Travail scolaire, le matin, sous la direction de leurs maîtres assistés d’un normalien ou d’une normalienne de la Vienne, ski l’après-midi sur les pentes du Port de Suc desservies par 2 fils-neige communaux. […] Jacky Souquet, professeur au CEG de Vicdessos, a choisi d’en assurer la direction. Tour à tour animateur, skieur avec un égal bonheur, secouriste diplômé en cas de nécessité, il conduit allègrement « la Sauterelle » remplie d’enfants, vers les pistes du Port de Suc. […] Pour le seconder dans ces multiples tâches, un autre enseignant, Gilbert Racaud ».
En 1976, le centre est agréé « Centre Permanent de Classes de Nature » par le Ministère de l’Education Nationale.

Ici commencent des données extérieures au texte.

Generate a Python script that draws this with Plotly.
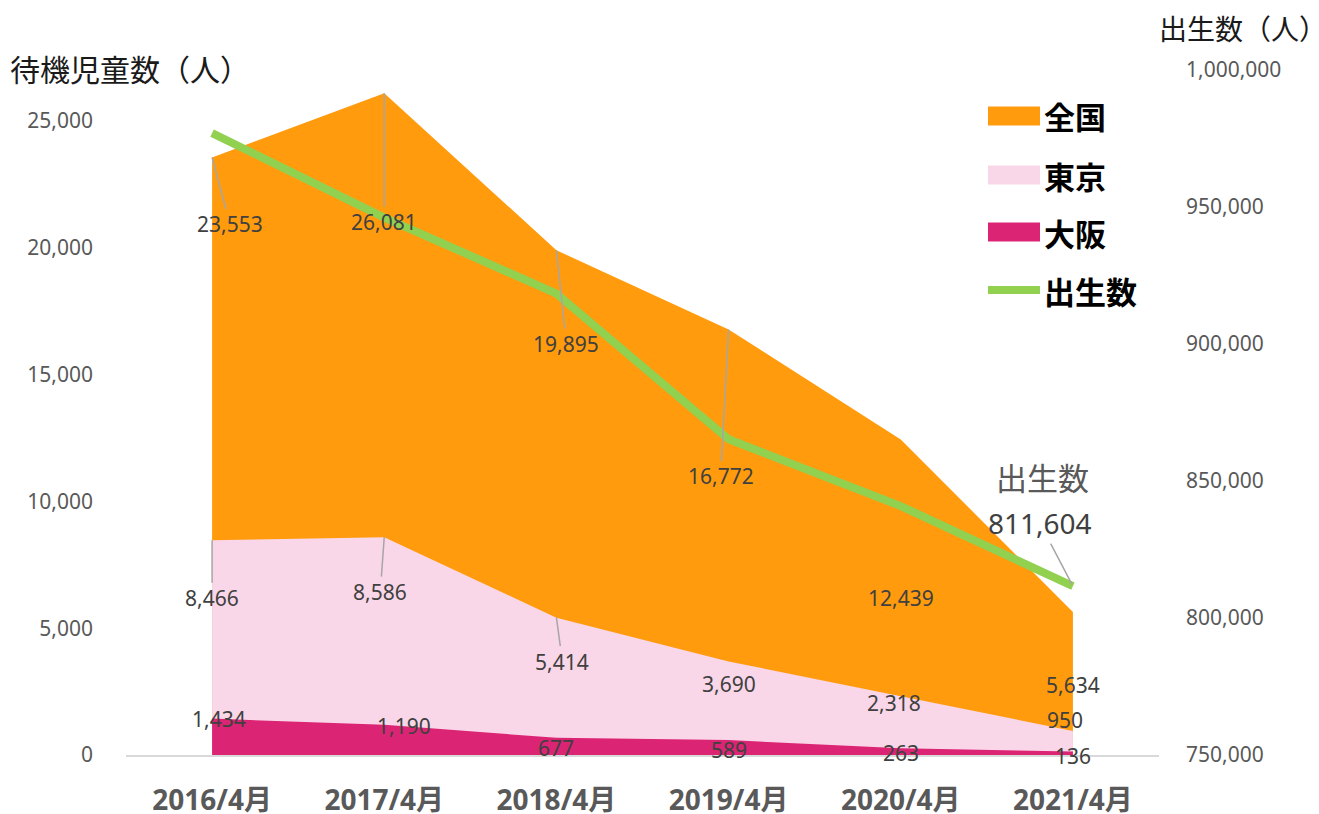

En 1977, Madeleine Souquet fille de Jean et Jeanne Nayrou devient maire de Suc-et-Sentenac … la relève en quelque sorte!
En concluant son récit, Jeanne Nayrou disait : « Cette école, […] est devenue le témoignage d’une volonté de survivre. C’est autour d’elle que tourne l’existence d’une Commune, au service de ses habitants, et de tous ceux qui, de loin, viennent profiter de l’espace, du soleil et de l’air pur de nos montagnes.
Aujourd’hui
Un lieu d’apprentissage et de partage
Depuis lors, le centre accueille chaque année un public varié : écoliers, collégiens, lycéens, étudiants, mais aussi des groupes de randonneurs, de sportifs, de musiciens et des membres d’associations. Tous viennent profiter de ce cadre exceptionnel pour découvrir la beauté des montagnes pyrénéennes.
Les activités proposées sont multiples et adaptées à tous les âges : randonnées, ateliers nature, découverte de la faune et de la flore, sports de montagne, mais aussi des activités culturelles et artistiques. L’objectif est de permettre à chacun de se ressourcer, de développer son autonomie et de prendre conscience de l’importance de préserver notre environnement.
Des valeurs fortes au cœur du projet
Le centre d’accueil de Suc repose sur des valeurs fondamentales : le partage, la convivialité, la responsabilisation, l’accessibilité à tous et l’éducation à l’environnement. Chaque participant est invité à prendre part à la vie du centre et à contribuer à son bon fonctionnement.
Un avenir prometteur
Aujourd’hui, le centre d’accueil de Suc est un lieu incontournable pour tous ceux qui souhaitent découvrir les Pyrénées ariégeoises. Grâce à l’engagement de ses équipes, il continue de transmettre les valeurs de Jean Nayrou et de faire rayonner le patrimoine naturel et culturel de la région.